▶ **Given information**
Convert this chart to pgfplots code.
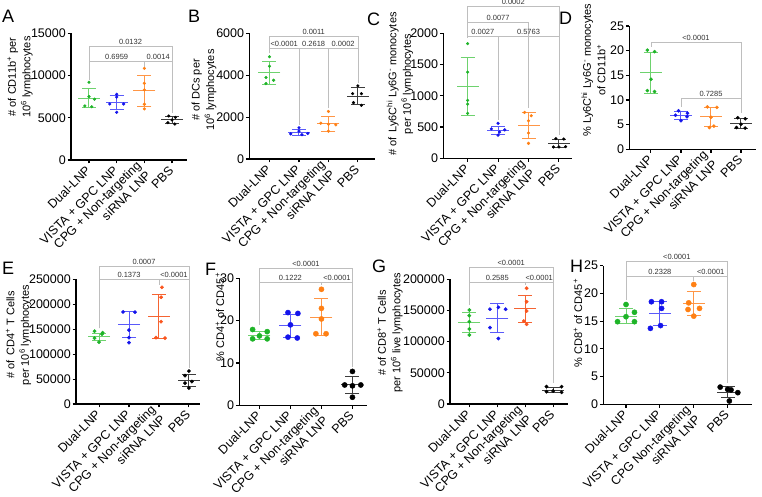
\documentclass[border=0pt]{standalone}
\usepackage{fontspec}
\setmainfont{Liberation Sans}
\usepackage{pgfplots}
\pgfplotsset{compat=1.18}
\usetikzlibrary{calc}

\definecolor{grn}{RGB}{30,180,40}
\definecolor{grnL}{RGB}{110,210,110}
\definecolor{blu}{RGB}{20,20,235}
\definecolor{bluL}{RGB}{90,90,250}
\definecolor{org}{RGB}{255,128,20}
\definecolor{orgL}{RGB}{255,150,70}
\definecolor{rdo}{RGB}{250,85,30}
\definecolor{rdoL}{RGB}{245,100,50}
\definecolor{blkL}{RGB}{60,60,60}
\definecolor{brkgray}{RGB}{190,190,190}

\tikzset{
  brkline/.style={draw=brkgray, line width=0.8pt},
  brklbl/.style={above, inner sep=1.5pt, font=\fontsize{7.5}{9}\selectfont, text=black!80},
  ylab/.style={rotate=90, align=center, font=\fontsize{11}{14.5}\selectfont},
  letter/.style={anchor=north west, inner sep=0pt, font=\fontsize{18}{18}\selectfont},
}

% bracket: x1, x2, level, drop at x1, drop at x2, p value
\newcommand{\brk}[6]{%
  \draw[brkline] (axis cs:#1,#4) -- (axis cs:#1,#3) -- (axis cs:#2,#3) -- (axis cs:#2,#5);
  \node[brklbl] at ($(axis cs:#1,#3)!0.5!(axis cs:#2,#3)$) {#6};}

\pgfplotsset{
  pts/.style 2 args={only marks, mark=*, mark size=#2, color=#1, mark options={draw=#1, fill=#1}},
  msd/.style={only marks, mark=-, mark size=11pt, color=#1, mark options={line width=1pt},
    error bars/.cd, y dir=both, y explicit,
    error bar style={line width=1pt, color=#1},
    error mark options={rotate=90, color=#1, mark size=7pt, line width=1pt}},
  panel/.style={
    anchor=south west, scale only axis, clip=false,
    axis x line*=bottom, axis y line*=left,
    axis line style={line width=1.1pt},
    tick align=outside, major tick length=3.5pt,
    tick style={line width=1.1pt, black},
    xtick={0,1,2,3},
    xticklabels={Dual-LNP, VISTA + GPC LNP, {CPG + Non-targeting\\siRNA LNP}, PBS},
    xticklabel shift=4pt,
    xticklabel style={rotate=45, anchor=east, align=right, inner sep=1pt,
      font=\fontsize{12.5}{14}\selectfont},
    yticklabel style={inner sep=1.5pt, font=\fontsize{12.5}{13}\selectfont,
      /pgf/number format/fixed, /pgf/number format/precision=0},
    ymin=0,
    /pgf/number format/assume math mode=true,
    /pgf/number format/set thousands separator={},
    scaled y ticks=false,
  },
}

\begin{document}
\begin{tikzpicture}
\path[use as bounding box] (0,0) rectangle (762pt,497pt);

% A
\begin{axis}[panel, at={(71pt,337pt)}, width=116pt, height=126.7pt,
  xmin=-0.65, xmax=3.54, ymax=15000, ytick={0,5000,10000,15000}]
\addplot[msd=grnL] coordinates {(0,7320) +- (0,1150)};
\addplot[msd=bluL] coordinates {(1,6830) +- (0,850)};
\addplot[msd=orgL] coordinates {(2,8170) +- (0,1780)};
\addplot[msd=blkL] coordinates {(3,4740) +- (0,390)};
\addplot[pts={grn}{1.4pt}] coordinates {(0,9200) (0,7500) (0.2,7200) (-0.15,6400) (0.1,6300)};
\addplot[pts={blu}{1.4pt}] coordinates {(1,7780) (1,7450) (0.75,6630) (1.25,6630) (1,5650)};
\addplot[pts={org}{1.4pt}] coordinates {(2,10850) (2,9080) (2,8300) (2,6600) (2,6050)};
\addplot[pts={black}{1.4pt}] coordinates {(2.88,5210) (3.12,5050) (3,4740) (2.85,4420) (3.1,4260)};
\brk{0}{3}{13415}{9470}{5560}{0.0132}
\brk{0}{2}{11640}{9470}{11050}{0.6959}
\brk{2}{3}{11640}{11050}{5560}{0.0014}
\end{axis}

% B
\begin{axis}[panel, at={(249.3pt,338pt)}, width=125.7pt, height=125.7pt,
  xmin=-0.685, xmax=3.58, ymax=6000, ytick={0,2000,4000,6000}]
\addplot[msd=grnL] coordinates {(0,4112) +- (0,535)};
\addplot[msd=bluL] coordinates {(1,1256) +- (0,136)};
\addplot[msd=orgL] coordinates {(2,1672) +- (0,360)};
\addplot[msd=blkL] coordinates {(3,3000) +- (0,420)};
\addplot[pts={grn}{1.4pt}] coordinates {(0,4880) (0,4430) (-0.12,3890) (0.14,3760) (-0.12,3600)};
\addplot[pts={blu}{1.4pt}] coordinates {(1,1490) (1,1330) (0.72,1200) (1.1,1160) (1.3,1220)};
\addplot[pts={org}{1.4pt}] coordinates {(2,2270) (1.74,1710) (2,1660) (2.25,1630) (2,1330)};
\addplot[pts={black}{1.4pt}] coordinates {(3,3490) (2.82,3120) (3.12,3120) (2.85,2690) (3.12,2560)};
\brk{0}{3}{5871}{5045}{3613}{0.0011}
\brk{0}{1}{5284}{5045}{1623}{<0.0001}
\brk{1}{2}{5284}{1623}{2420}{0.2618}
\brk{2}{3}{5284}{2420}{3613}{0.0002}
\end{axis}

% C
\begin{axis}[panel, at={(443.3pt,338.7pt)}, width=128.4pt, height=125pt,
  xmin=-0.8, xmax=3.42, ymax=2000, ytick={0,500,1000,1500,2000}]
\addplot[msd=grnL] coordinates {(0,1146) +- (0,460)};
\addplot[msd=bluL] coordinates {(1,452) +- (0,64)};
\addplot[msd=orgL] coordinates {(2,527) +- (0,208)};
\addplot[msd=blkL] coordinates {(3,239) +- (0,65)};
\addplot[pts={grn}{1.4pt}] coordinates {(0,1835) (0,1378) (0,926) (0,867) (0,718)};
\addplot[pts={blu}{1.4pt}] coordinates {(1,560) (0.78,470) (1.22,455) (1.05,420) (1,370)};
\addplot[pts={org}{1.4pt}] coordinates {(1.87,734) (2.09,681) (2,601) (2,404) (2,239)};
\addplot[pts={black}{1.4pt}] coordinates {(2.9,314) (3.16,308) (2.82,181) (3,181) (3.22,186)};
\brk{0}{3}{2426}{1930}{373}{0.0002}
\brk{0}{2}{2170}{1930}{800}{0.0077}
\brk{0}{1}{1957}{1930}{613}{0.0027}
\brk{1}{3}{1957}{613}{373}{0.5763}
\end{axis}

% D
\begin{axis}[panel, at={(629.3pt,347.7pt)}, width=126.7pt, height=123.3pt,
  xmin=-0.72, xmax=3.5, ymax=25, ytick={0,5,10,15,20,25}]
\addplot[msd=grnL] coordinates {(0,15.5) +- (0,4.1)};
\addplot[msd=bluL] coordinates {(1,6.9) +- (0,0.85)};
\addplot[msd=orgL] coordinates {(2,6.55) +- (0,2.0)};
\addplot[msd=blkL] coordinates {(3,5.25) +- (0,0.95)};
\addplot[pts={grn}{1.6pt}] coordinates {(-0.12,20.1) (0.12,19.8) (0,14.2) (-0.12,11.9) (0.12,11.7)};
\addplot[pts={blu}{1.6pt}] coordinates {(0.92,7.8) (1.22,7.3) (0.82,6.9) (1.2,6.6) (1,5.8)};
\addplot[pts={org}{1.6pt}] coordinates {(1.88,8.6) (2.2,8.5) (2,6.5) (2.1,4.7) (1.95,4.4)};
\addplot[pts={black}{1.6pt}] coordinates {(2.89,6.4) (3.14,6.2) (3,5.1) (2.85,4.4) (3.14,4.3)};
\brk{0}{3}{21.7}{20.8}{7.3}{<0.0001}
\brk{1}{3}{10.34}{8.6}{7.3}{0.7285}
\end{axis}

% E
\begin{axis}[panel, at={(76pt,93pt)}, width=124pt, height=124.7pt,
  xmin=-0.77, xmax=3.37, ymax=250000, ytick={0,50000,100000,150000,200000,250000}]
\addplot[msd=grnL] coordinates {(0,135000) +- (0,7000)};
\addplot[msd=bluL] coordinates {(1,159000) +- (0,26000)};
\addplot[msd=rdoL] coordinates {(2,176000) +- (0,44000)};
\addplot[msd=blkL] coordinates {(3,48000) +- (0,12000)};
\addplot[pts={grn}{1.7pt}] coordinates {(-0.15,146000) (0.12,143000) (0.1,140000) (-0.15,132000) (0,124000)};
\addplot[pts={blu}{1.7pt}] coordinates {(0.8,184500) (1.2,184000) (1,148000) (1,133000) (1,123000)};
\addplot[pts={rdo}{1.7pt}] coordinates {(2.1,234000) (2.07,214000) (2.07,165000) (1.9,133000) (2.2,132000)};
\addplot[pts={black}{1.7pt}] coordinates {(3,66000) (2.87,57000) (3.1,45000) (2.87,42000) (3,32000)};
\brk{0}{3}{276700}{151800}{71600}{0.0007}
\brk{0}{2}{250000}{151800}{238600}{0.1373}
\brk{2}{3}{250000}{238600}{71600}{<0.0001}
\end{axis}

% F
\begin{axis}[panel, at={(239.3pt,91.7pt)}, width=127.4pt, height=127pt,
  xmin=-0.65, xmax=3.46, ymax=30, ytick={0,10,20,30}]
\addplot[msd=grnL] coordinates {(0,16.5) +- (0,0.9)};
\addplot[msd=bluL] coordinates {(1,18.8) +- (0,2.75)};
\addplot[msd=orgL] coordinates {(2,20.8) +- (0,4.4)};
\addplot[msd=blkL] coordinates {(3,4.8) +- (0,2.1)};
\addplot[pts={grn}{2.6pt}] coordinates {(-0.22,17.9) (0.25,17.4) (0,16.4) (-0.22,15.7) (0.25,15.7)};
\addplot[pts={blu}{2.6pt}] coordinates {(0.92,21.9) (1.24,21.7) (1,19.0) (0.92,16.1) (1.22,15.9)};
\addplot[pts={org}{2.6pt}] coordinates {(2,27.4) (2,22.9) (2,20.4) (1.82,16.9) (2.15,16.9)};
\addplot[pts={black}{2.6pt}] coordinates {(3,8.0) (2.75,4.8) (3,4.6) (3.27,4.8) (3,1.9)};
\brk{0}{3}{32.36}{18.97}{9.1}{<0.0001}
\brk{0}{2}{28.96}{18.97}{28.4}{0.1222}
\brk{2}{3}{28.96}{28.4}{9.1}{<0.0001}
\end{axis}

% G
\begin{axis}[panel, at={(450pt,93pt)}, width=118pt, height=124.7pt,
  xmin=-0.69, xmax=3.53, ymax=200000, ytick={0,50000,100000,150000,200000}]
\addplot[msd=grnL] coordinates {(0,131000) +- (0,16000)};
\addplot[msd=bluL] coordinates {(1,137400) +- (0,23000)};
\addplot[msd=rdoL] coordinates {(2,152700) +- (0,22000)};
\addplot[msd=blkL] coordinates {(3,22200) +- (0,4000)};
\addplot[pts={grn}{1.7pt}] coordinates {(0,150800) (0,141700) (0,132000) (0,120300) (0,110700)};
\addplot[pts={blu}{1.7pt}] coordinates {(0.74,152000) (1.04,155000) (1.3,152000) (0.74,122500) (1.04,105000)};
\addplot[pts={rdo}{1.7pt}] coordinates {(2.05,185600) (2.05,164000) (2.05,149000) (1.95,133000) (2.05,128000)};
\addplot[pts={black}{1.7pt}] coordinates {(2.76,27800) (3.3,27800) (3,20900) (2.76,19800) (3.3,18700)};
\brk{0}{3}{219300}{158800}{33200}{<0.0001}
\brk{0}{2}{195200}{158800}{190900}{0.2585}
\brk{2}{3}{195200}{190900}{33200}{<0.0001}
\end{axis}

% H
\begin{axis}[panel, at={(603.3pt,92.7pt)}, width=148.4pt, height=138.6pt,
  xmin=-0.67, xmax=3.71, ymax=25, ytick={0,5,10,15,20,25},
  xticklabels={Dual-LNP, VISTA + GPC LNP, {CPG Non-targeting\\siRNA LNP}, PBS}]
\addplot[msd=grnL] coordinates {(0,15.9) +- (0,1.3)};
\addplot[msd=bluL] coordinates {(1,16.4) +- (0,2.1)};
\addplot[msd=orgL] coordinates {(2,18.2) +- (0,2.1)};
\addplot[msd=blkL] coordinates {(3,2.2) +- (0,0.95)};
\addplot[pts={grn}{2.6pt}] coordinates {(0,18.0) (0.25,16.6) (0,15.8) (-0.25,14.9) (0.25,14.9)};
\addplot[pts={blu}{2.6pt}] coordinates {(0.75,18.5) (1.05,18.5) (1.05,17.3) (0.72,13.7) (1.02,14.2)};
\addplot[pts={org}{2.6pt}] coordinates {(2,21.6) (1.85,18.3) (2.17,17.3) (1.83,17.1) (2,15.9)};
\addplot[pts={black}{2.6pt}] coordinates {(2.78,3.1) (3,2.7) (3.1,2.6) (3.3,2.1) (3.05,0.6)};
\brk{0}{3}{25.72}{18.8}{3.8}{<0.0001}
\brk{0}{2}{23.02}{18.8}{22.3}{0.2328}
\brk{2}{3}{23.02}{22.3}{3.8}{<0.0001}
\end{axis}

% y labels
\node[ylab] at (20pt,420pt) {\# of CD11b\textsuperscript{+} per\\10\textsuperscript{6} lymphocytes};
\node[ylab] at (204pt,407pt) {\# of DCs per\\10\textsuperscript{6} lymphocytes};
\node[ylab] at (400pt,413pt) {\# of\, Ly6C\textsuperscript{hi} Ly6G\textsuperscript{-} monocytes\\per 10\textsuperscript{6} lymphocytes};
\node[ylab] at (593.5pt,427pt) {\% Ly6C\textsuperscript{hi} Ly6G\textsuperscript{-} monocytes\\of CD11b\textsuperscript{+}};
\node[ylab] at (18.5pt,162pt) {\# of\, CD4\textsuperscript{+} T Cells\\per 10\textsuperscript{6} lymphocytes};
\node[ylab] at (220pt,180pt) {\% CD4\textsuperscript{+} of CD45\textsuperscript{+}};
\node[ylab] at (390pt,164pt) {\# of CD8\textsuperscript{+} T Cells\\per 10\textsuperscript{6} live lymphocytes};
\node[ylab] at (578pt,174pt) {\% CD8\textsuperscript{+} of CD45\textsuperscript{+}};

% panel letters
\node[letter] at (2pt,487pt) {A};
\node[letter] at (188pt,487pt) {B};
\node[letter] at (367pt,484pt) {C};
\node[letter] at (559pt,485pt) {D};
\node[letter] at (2pt,235pt) {E};
\node[letter] at (205pt,234pt) {F};
\node[letter] at (372pt,237pt) {G};
\node[letter] at (570pt,237pt) {H};
\end{tikzpicture}
\end{document}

▶ **Exercise brief**
Set down again, exactly, the lines of the material above from its first line to the one with "at ($(axis cs:#1,#3)!0.5!(axis", inclusive. Leave the pictures out.

▶ **Response for this exercise**
Convert this chart to pgfplots code.
\documentclass[border=0pt]{standalone}
\usepackage{fontspec}
\setmainfont{Liberation Sans}
\usepackage{pgfplots}
\pgfplotsset{compat=1.18}
\usetikzlibrary{calc}

\definecolor{grn}{RGB}{30,180,40}
\definecolor{grnL}{RGB}{110,210,110}
\definecolor{blu}{RGB}{20,20,235}
\definecolor{bluL}{RGB}{90,90,250}
\definecolor{org}{RGB}{255,128,20}
\definecolor{orgL}{RGB}{255,150,70}
\definecolor{rdo}{RGB}{250,85,30}
\definecolor{rdoL}{RGB}{245,100,50}
\definecolor{blkL}{RGB}{60,60,60}
\definecolor{brkgray}{RGB}{190,190,190}

\tikzset{
  brkline/.style={draw=brkgray, line width=0.8pt},
  brklbl/.style={above, inner sep=1.5pt, font=\fontsize{7.5}{9}\selectfont, text=black!80},
  ylab/.style={rotate=90, align=center, font=\fontsize{11}{14.5}\selectfont},
  letter/.style={anchor=north west, inner sep=0pt, font=\fontsize{18}{18}\selectfont},
}

% bracket: x1, x2, level, drop at x1, drop at x2, p value
\newcommand{\brk}[6]{%
  \draw[brkline] (axis cs:#1,#4) -- (axis cs:#1,#3) -- (axis cs:#2,#3) -- (axis cs:#2,#5);
  \node[brklbl] at ($(axis cs:#1,#3)!0.5!(axis cs:#2,#3)$) {#6};}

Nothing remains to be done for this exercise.